_What is required_
In your copy, repeat the records exactly and leave out the pictures.

(Entries with chart source code)

--- begin ---

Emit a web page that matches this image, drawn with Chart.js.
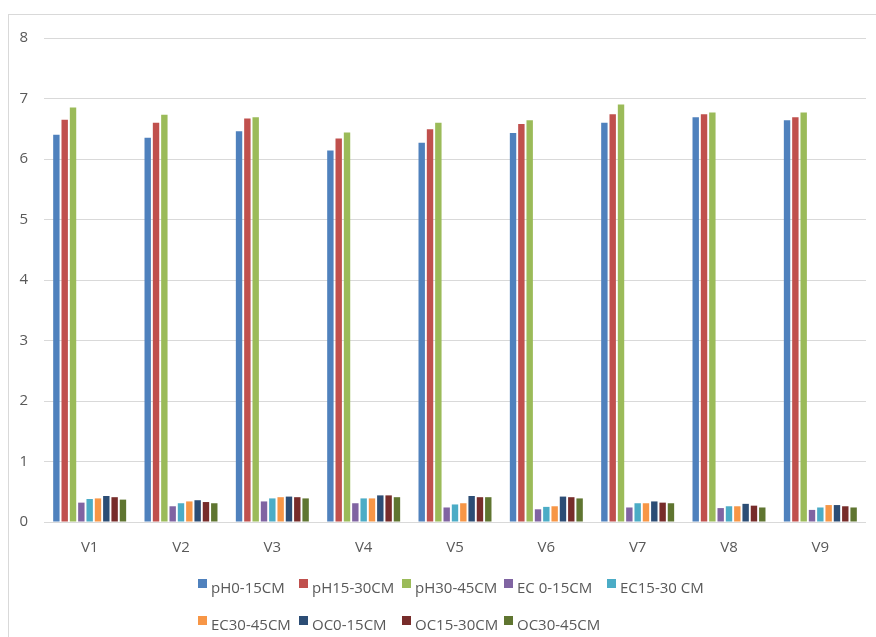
<!DOCTYPE html>
<html>
<head>
<meta charset="utf-8">
<script src="https://cdn.jsdelivr.net/npm/chart.js@4/dist/chart.umd.min.js"></script>
<style>
  html, body { margin: 0; padding: 0; background: #ffffff; overflow: hidden; }
  body { width: 876px; height: 637px; position: relative; }
  #frame {
    position: absolute; left: 8px; top: 14px; width: 1000px; height: 1000px;
    border: 1px solid #d9d9d9; box-sizing: border-box;
  }
  #chart { position: absolute; left: 0; top: 0; }
  #legend { position: absolute; left: 0; top: 0; width: 876px; height: 637px; pointer-events: none; }
  .item {
    position: absolute; height: 20px; line-height: 20px; white-space: nowrap;
    font-family: "Open Sans", sans-serif; font-size: 15px; color: #595959;
    padding-left: 13px;
  }
  .item .box { position: absolute; left: 0; top: 2.5px; width: 8.5px; height: 8.5px; }
</style>
</head>
<body>
<div id="frame"></div>
<canvas id="chart" width="876" height="637"></canvas>
<div id="legend"></div>
<script>
// Soil samples
const categories = ["V1", "V2", "V3", "V4", "V5", "V6", "V7", "V8", "V9"];

// pH by depth
const pH0_15  = [6.40, 6.35, 6.46, 6.14, 6.27, 6.43, 6.60, 6.69, 6.64];
const pH15_30 = [6.65, 6.60, 6.67, 6.34, 6.49, 6.58, 6.74, 6.74, 6.69];
const pH30_45 = [6.85, 6.73, 6.69, 6.44, 6.60, 6.64, 6.90, 6.77, 6.77];

// Electrical conductivity by depth
const EC0_15  = [0.32, 0.26, 0.34, 0.31, 0.24, 0.21, 0.24, 0.23, 0.20];
const EC15_30 = [0.38, 0.31, 0.39, 0.39, 0.29, 0.25, 0.31, 0.26, 0.24];
const EC30_45 = [0.39, 0.34, 0.41, 0.39, 0.31, 0.26, 0.31, 0.26, 0.28];

// Organic carbon by depth
const OC0_15  = [0.43, 0.36, 0.42, 0.44, 0.43, 0.42, 0.34, 0.30, 0.28];
const OC15_30 = [0.41, 0.33, 0.41, 0.44, 0.41, 0.41, 0.32, 0.27, 0.26];
const OC30_45 = [0.37, 0.31, 0.39, 0.41, 0.41, 0.39, 0.31, 0.24, 0.24];

const seriesLabels = ["pH0-15CM", "pH15-30CM", "pH30-45CM", "EC 0-15CM", "EC15-30 CM",
                      "EC30-45CM", "OC0-15CM", "OC15-30CM", "OC30-45CM"];
const seriesValues = [pH0_15, pH15_30, pH30_45, EC0_15, EC15_30, EC30_45, OC0_15, OC15_30, OC30_45];
const seriesColors = ["#4F81BD", "#C0504D", "#9BBB59", "#8064A2", "#4BACC6",
                      "#F79646", "#2C4D75", "#772C2A", "#5F7530"];

// y axis ticks
const yTicks = [0, 1, 2, 3, 4, 5, 6, 7, 8];

const FONT = { family: "'Open Sans', sans-serif", size: 15 };
const TEXT = "#595959";
const GRID = "#d9d9d9";

const chart = new Chart(document.getElementById("chart"), {
  type: "bar",
  data: {
    labels: categories,
    datasets: seriesLabels.map((label, i) => ({
      label,
      data: seriesValues[i],
      backgroundColor: seriesColors[i],
      borderWidth: 0,
      categoryPercentage: 0.82,
      barPercentage: 0.77
    }))
  },
  options: {
    responsive: false,
    animation: false,
    devicePixelRatio: 1,
    layout: { padding: { top: 38, right: 10, bottom: 0, left: 0 } },
    plugins: {
      legend: { display: false },
      tooltip: { enabled: false }
    },
    scales: {
      x: {
        grid: { display: false, drawTicks: false },
        border: { display: false },
        ticks: { color: TEXT, font: FONT, padding: 17, maxRotation: 0 },
        afterFit(scale) { scale.height = 115; }
      },
      y: {
        min: yTicks[0],
        max: yTicks[yTicks.length - 1],
        afterBuildTicks(scale) { scale.ticks = yTicks.map(v => ({ value: v })); },
        grid: { color: GRID, lineWidth: 1, drawTicks: false },
        border: { display: false },
        ticks: { color: TEXT, font: FONT, padding: 16 },
        afterFit(scale) { scale.width = 44; }
      }
    }
  }
});

// Legend laid out as a 5-column grid under the chart, built from the chart's legend items
(function buildLegend() {
  const holder = document.getElementById("legend");
  const items = chart.options.plugins.legend.labels.generateLabels(chart);
  const colX = [198, 299, 402, 504, 607];
  const rowTop = [576.5, 613.5];
  items.forEach((it, i) => {
    const el = document.createElement("div");
    el.className = "item";
    el.style.left = colX[i % 5] + "px";
    el.style.top = rowTop[Math.floor(i / 5)] + "px";
    const box = document.createElement("span");
    box.className = "box";
    box.style.background = it.fillStyle;
    el.appendChild(box);
    el.appendChild(document.createTextNode(it.text));
    holder.appendChild(el);
  });
})();
</script>
</body>
</html>
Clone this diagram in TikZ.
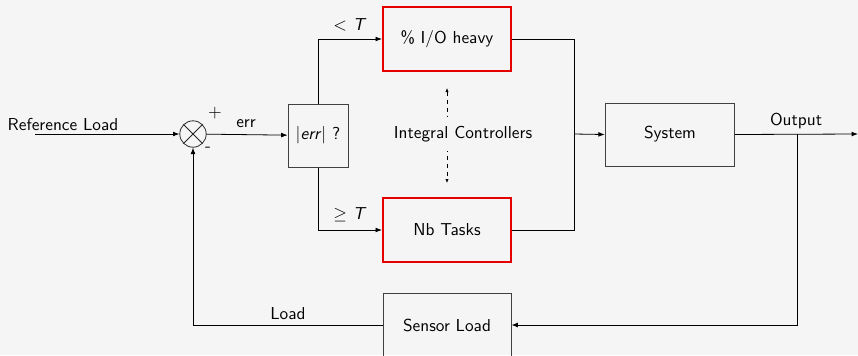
\documentclass[tikz,border=0pt]{standalone}
\usetikzlibrary{arrows.meta}
\begin{document}
\begin{tikzpicture}[x=0.625pt,y=-0.625pt,font=\sffamily\fontsize{10.8}{13}\selectfont,
  line width=0.5pt,
  blk/.style={draw=black!75,minimum width=80pt,minimum height=40pt,inner sep=0pt},
  redblk/.style={blk,draw=red!90!black,line width=1.3pt},
  arr/.style={-{Latex[length=4pt,width=3pt]}},
  lbl/.style={inner sep=0pt}]
\fill[black!4] (0,0) rectangle (858,355);
\useasboundingbox (0,0) rectangle (858,355);
\begin{scope}
\clip (0,0) rectangle (858,355);
\coordinate (ref) at (35,134);
\node[lbl] (reflbl) at (63,124) {Reference Load};
\node[draw=black!85,circle,minimum size=16.5pt,inner sep=0pt] (sum) at (193,134) {};
\draw[black!85] (sum.north west) -- (sum.south east) (sum.north east) -- (sum.south west);
\node[lbl] (plus) at (215,113) {$+$};
\node[lbl] (minus) at (208,149) {-};
\node[lbl] (errlbl) at (246,124) {err};
\node[blk,minimum width=37.5pt,minimum height=39.5pt] (errbox) at (318,135.5) {$|$\textit{err}$|$ ?};
\node[redblk] (io) at (447,39) {\% I/O heavy};
\node[redblk] (nb) at (447,230) {Nb Tasks};
\node[blk,minimum width=81pt,minimum height=39.5pt] (sys) at (670,134.5) {System};
\node[blk] (sens) at (447,325) {Sensor Load};
\node[lbl] (ltT) at (350,25) {$<$ \textit{T}};
\node[lbl] (geT) at (350,215) {$\geq$ \textit{T}};
\coordinate (dtop) at (447,88);
\coordinate (dbot) at (447,183);
\draw[{Latex[length=2.5pt,width=2pt]}-{Latex[length=2.5pt,width=2pt]},line width=0.4pt,dash pattern=on 2.5pt off 2.5pt] (dtop) -- (dbot);
\node[fill=black!4,inner xsep=2pt,inner ysep=6pt] (ic) at (463,134) {Integral Controllers};
\coordinate (j) at (574,134);
\coordinate (out) at (858,134);
\coordinate (br) at (797,134);
\node[lbl] (outlbl) at (796,121) {Output};
\node[lbl] (loadlbl) at (288,314) {Load};

\draw[arr] (ref) -- (sum);
\draw[arr] (sum) -- (errbox);
\draw[arr] (errbox.north) |- (io.west);
\draw[arr] (errbox.south) |- (nb.west);
\draw (io.east) -| (j);
\draw (nb.east) -| (j);
\draw[arr] (j) -- (sys.west);
\draw[arr] (sys.east) -- (out);
\draw[arr] (br) |- (sens.east);
\draw[arr] (sens.west) -| (sum.south);
\end{scope}
\end{tikzpicture}
\end{document}
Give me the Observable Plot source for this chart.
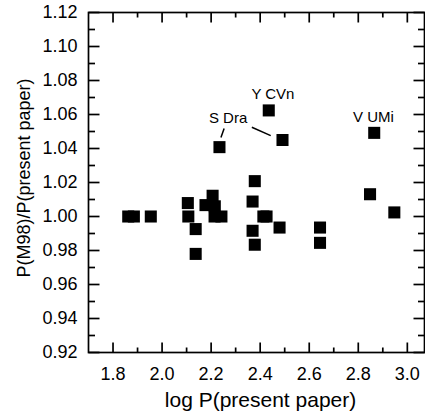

--- end ---

_Solution_
Emit a web page that matches this image, drawn with Chart.js.
<!DOCTYPE html>
<html>
<head>
<meta charset="utf-8">
<script src="https://cdn.jsdelivr.net/npm/chart.js@4/dist/chart.umd.min.js"></script>
<style>
  html, body { margin: 0; padding: 0; background: #ffffff; overflow: hidden; }
  body { width: 876px; height: 637px; position: relative; }
  #frame {
    position: absolute; left: 8px; top: 14px; width: 1000px; height: 1000px;
    border: 1px solid #d9d9d9; box-sizing: border-box;
  }
  #chart { position: absolute; left: 0; top: 0; }
  #legend { position: absolute; left: 0; top: 0; width: 876px; height: 637px; pointer-events: none; }
  .item {
    position: absolute; height: 20px; line-height: 20px; white-space: nowrap;
    font-family: "Open Sans", sans-serif; font-size: 15px; color: #595959;
    padding-left: 13px;
  }
  .item .box { position: absolute; left: 0; top: 2.5px; width: 8.5px; height: 8.5px; }
</style>
</head>
<body>
<div id="frame"></div>
<canvas id="chart" width="876" height="637"></canvas>
<div id="legend"></div>
<script>
// Soil samples
const categories = ["V1", "V2", "V3", "V4", "V5", "V6", "V7", "V8", "V9"];

// pH by depth
const pH0_15  = [6.40, 6.35, 6.46, 6.14, 6.27, 6.43, 6.60, 6.69, 6.64];
const pH15_30 = [6.65, 6.60, 6.67, 6.34, 6.49, 6.58, 6.74, 6.74, 6.69];
const pH30_45 = [6.85, 6.73, 6.69, 6.44, 6.60, 6.64, 6.90, 6.77, 6.77];

// Electrical conductivity by depth
const EC0_15  = [0.32, 0.26, 0.34, 0.31, 0.24, 0.21, 0.24, 0.23, 0.20];
const EC15_30 = [0.38, 0.31, 0.39, 0.39, 0.29, 0.25, 0.31, 0.26, 0.24];
const EC30_45 = [0.39, 0.34, 0.41, 0.39, 0.31, 0.26, 0.31, 0.26, 0.28];

// Organic carbon by depth
const OC0_15  = [0.43, 0.36, 0.42, 0.44, 0.43, 0.42, 0.34, 0.30, 0.28];
const OC15_30 = [0.41, 0.33, 0.41, 0.44, 0.41, 0.41, 0.32, 0.27, 0.26];
const OC30_45 = [0.37, 0.31, 0.39, 0.41, 0.41, 0.39, 0.31, 0.24, 0.24];

const seriesLabels = ["pH0-15CM", "pH15-30CM", "pH30-45CM", "EC 0-15CM", "EC15-30 CM",
                      "EC30-45CM", "OC0-15CM", "OC15-30CM", "OC30-45CM"];
const seriesValues = [pH0_15, pH15_30, pH30_45, EC0_15, EC15_30, EC30_45, OC0_15, OC15_30, OC30_45];
const seriesColors = ["#4F81BD", "#C0504D", "#9BBB59", "#8064A2", "#4BACC6",
                      "#F79646", "#2C4D75", "#772C2A", "#5F7530"];

// y axis ticks
const yTicks = [0, 1, 2, 3, 4, 5, 6, 7, 8];

const FONT = { family: "'Open Sans', sans-serif", size: 15 };
const TEXT = "#595959";
const GRID = "#d9d9d9";

const chart = new Chart(document.getElementById("chart"), {
  type: "bar",
  data: {
    labels: categories,
    datasets: seriesLabels.map((label, i) => ({
      label,
      data: seriesValues[i],
      backgroundColor: seriesColors[i],
      borderWidth: 0,
      categoryPercentage: 0.82,
      barPercentage: 0.77
    }))
  },
  options: {
    responsive: false,
    animation: false,
    devicePixelRatio: 1,
    layout: { padding: { top: 38, right: 10, bottom: 0, left: 0 } },
    plugins: {
      legend: { display: false },
      tooltip: { enabled: false }
    },
    scales: {
      x: {
        grid: { display: false, drawTicks: false },
        border: { display: false },
        ticks: { color: TEXT, font: FONT, padding: 17, maxRotation: 0 },
        afterFit(scale) { scale.height = 115; }
      },
      y: {
        min: yTicks[0],
        max: yTicks[yTicks.length - 1],
        afterBuildTicks(scale) { scale.ticks = yTicks.map(v => ({ value: v })); },
        grid: { color: GRID, lineWidth: 1, drawTicks: false },
        border: { display: false },
        ticks: { color: TEXT, font: FONT, padding: 16 },
        afterFit(scale) { scale.width = 44; }
      }
    }
  }
});

// Legend laid out as a 5-column grid under the chart, built from the chart's legend items
(function buildLegend() {
  const holder = document.getElementById("legend");
  const items = chart.options.plugins.legend.labels.generateLabels(chart);
  const colX = [198, 299, 402, 504, 607];
  const rowTop = [576.5, 613.5];
  items.forEach((it, i) => {
    const el = document.createElement("div");
    el.className = "item";
    el.style.left = colX[i % 5] + "px";
    el.style.top = rowTop[Math.floor(i / 5)] + "px";
    const box = document.createElement("span");
    box.className = "box";
    box.style.background = it.fillStyle;
    el.appendChild(box);
    el.appendChild(document.createTextNode(it.text));
    holder.appendChild(el);
  });
})();
</script>
</body>
</html>
Clone this diagram in TikZ.
\documentclass[tikz,border=0pt]{standalone}
\usetikzlibrary{arrows.meta}
\begin{document}
\begin{tikzpicture}[x=0.625pt,y=-0.625pt,font=\sffamily\fontsize{10.8}{13}\selectfont,
  line width=0.5pt,
  blk/.style={draw=black!75,minimum width=80pt,minimum height=40pt,inner sep=0pt},
  redblk/.style={blk,draw=red!90!black,line width=1.3pt},
  arr/.style={-{Latex[length=4pt,width=3pt]}},
  lbl/.style={inner sep=0pt}]
\fill[black!4] (0,0) rectangle (858,355);
\useasboundingbox (0,0) rectangle (858,355);
\begin{scope}
\clip (0,0) rectangle (858,355);
\coordinate (ref) at (35,134);
\node[lbl] (reflbl) at (63,124) {Reference Load};
\node[draw=black!85,circle,minimum size=16.5pt,inner sep=0pt] (sum) at (193,134) {};
\draw[black!85] (sum.north west) -- (sum.south east) (sum.north east) -- (sum.south west);
\node[lbl] (plus) at (215,113) {$+$};
\node[lbl] (minus) at (208,149) {-};
\node[lbl] (errlbl) at (246,124) {err};
\node[blk,minimum width=37.5pt,minimum height=39.5pt] (errbox) at (318,135.5) {$|$\textit{err}$|$ ?};
\node[redblk] (io) at (447,39) {\% I/O heavy};
\node[redblk] (nb) at (447,230) {Nb Tasks};
\node[blk,minimum width=81pt,minimum height=39.5pt] (sys) at (670,134.5) {System};
\node[blk] (sens) at (447,325) {Sensor Load};
\node[lbl] (ltT) at (350,25) {$<$ \textit{T}};
\node[lbl] (geT) at (350,215) {$\geq$ \textit{T}};
\coordinate (dtop) at (447,88);
\coordinate (dbot) at (447,183);
\draw[{Latex[length=2.5pt,width=2pt]}-{Latex[length=2.5pt,width=2pt]},line width=0.4pt,dash pattern=on 2.5pt off 2.5pt] (dtop) -- (dbot);
\node[fill=black!4,inner xsep=2pt,inner ysep=6pt] (ic) at (463,134) {Integral Controllers};
\coordinate (j) at (574,134);
\coordinate (out) at (858,134);
\coordinate (br) at (797,134);
\node[lbl] (outlbl) at (796,121) {Output};
\node[lbl] (loadlbl) at (288,314) {Load};

\draw[arr] (ref) -- (sum);
\draw[arr] (sum) -- (errbox);
\draw[arr] (errbox.north) |- (io.west);
\draw[arr] (errbox.south) |- (nb.west);
\draw (io.east) -| (j);
\draw (nb.east) -| (j);
\draw[arr] (j) -- (sys.west);
\draw[arr] (sys.east) -- (out);
\draw[arr] (br) |- (sens.east);
\draw[arr] (sens.west) -| (sum.south);
\end{scope}
\end{tikzpicture}
\end{document}
Give me the Observable Plot source for this chart.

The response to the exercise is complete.